The effects of the governments of the third world stopping their support of small farmers and consumers has meant that the life for the poor in those countries has become more difficult. As an independent report commissioned by World Bank put it: “In most reforming countries, the private sector did not step in to fill the vacuum when the public sector withdrew” (New York Times, October 15, 2007). For example, many African governments under pressure from the neoliberal economic policies promoted by the World Bank, the IMF, and the rich countries of the center of the system stopped subsidizing the use of fertilizers on crops. Although it is true that imported fertilizers are very expensive, African soils are generally of very low fertility and crop yields are low when you use neither synthetic nor organic fertilizers. As yields fell after governments were no longer assisting the purchase of fertilizers and helping in other ways, more farmers found that they could not survive and migrated to the city slums. Jeffrey Sachs—a partially recovered free-trade shock doctor—has had some second thoughts. According to Sachs, “The whole thing was based on the idea that if you take away the government for the poorest of the poor that somehow these markets will solve the problems….But markets can’t step in and won’t step in when people have nothing. And if you take away help, you leave them to die”.
Last year one country in Africa, Malawi, decided to reverse course and go against all the recommendations they had received. The government reintroduced subsidies for fertilizers and seeds. Farmers used more fertilizers, the yields increased, and the country’s food situation improved greatly . In fact, they were able to export some food to Zimbabwe—although there are those in Malawi, who consider that to have lowered their own supplies too far.

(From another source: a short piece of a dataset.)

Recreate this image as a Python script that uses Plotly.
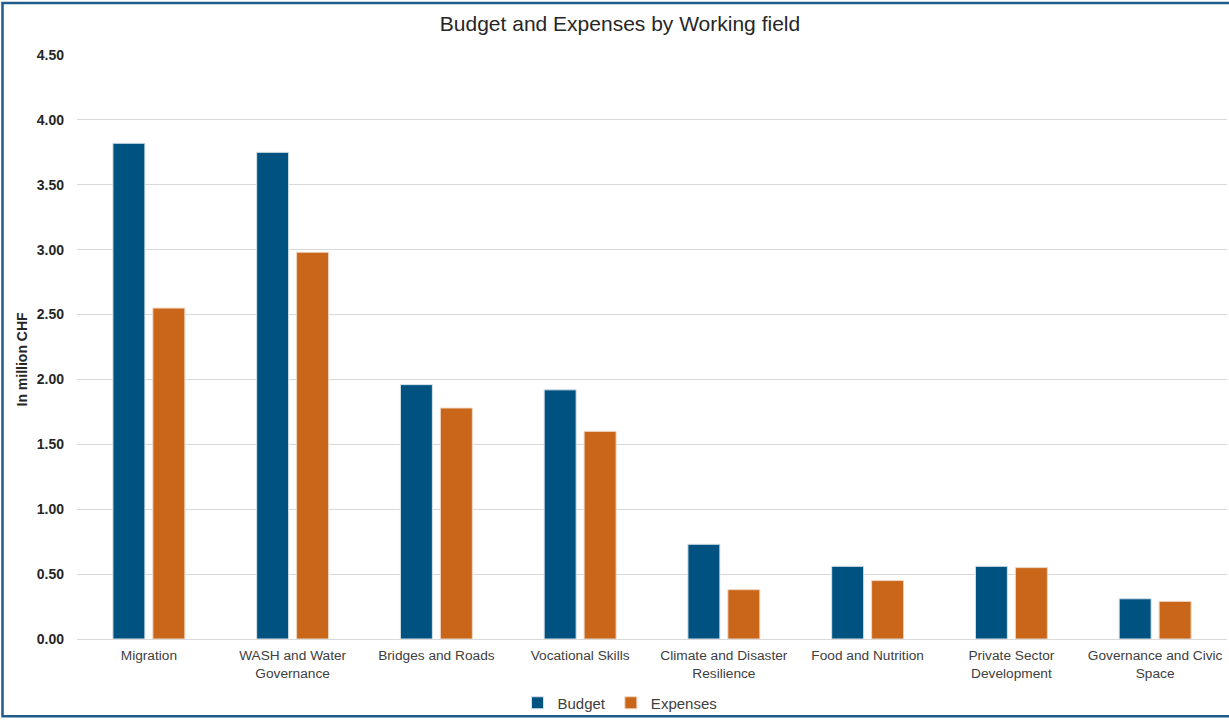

Another problem occurs as capitalist farmers in some of the poor countries of the periphery enter into world markets. While subsistence farmers usually sell only a small portion of their crops, using most for family consumption, capitalist farmers are those that market all or a large portion of what they produce. They frequently expand production and take over the land of small farmers, with or without compensation, and use fewer people than previously to work a given piece of land because of mechanized production techniques. In Brazil, the “Soybean King” controls well over a quarter of a million acres (100,000 hectares) and uses huge tractors and harvesting equipment for working the land. In China corrupt village and city officials frequently sell “common land” to developers without adequate compensation to the farmers—sometimes there is no compensation at all.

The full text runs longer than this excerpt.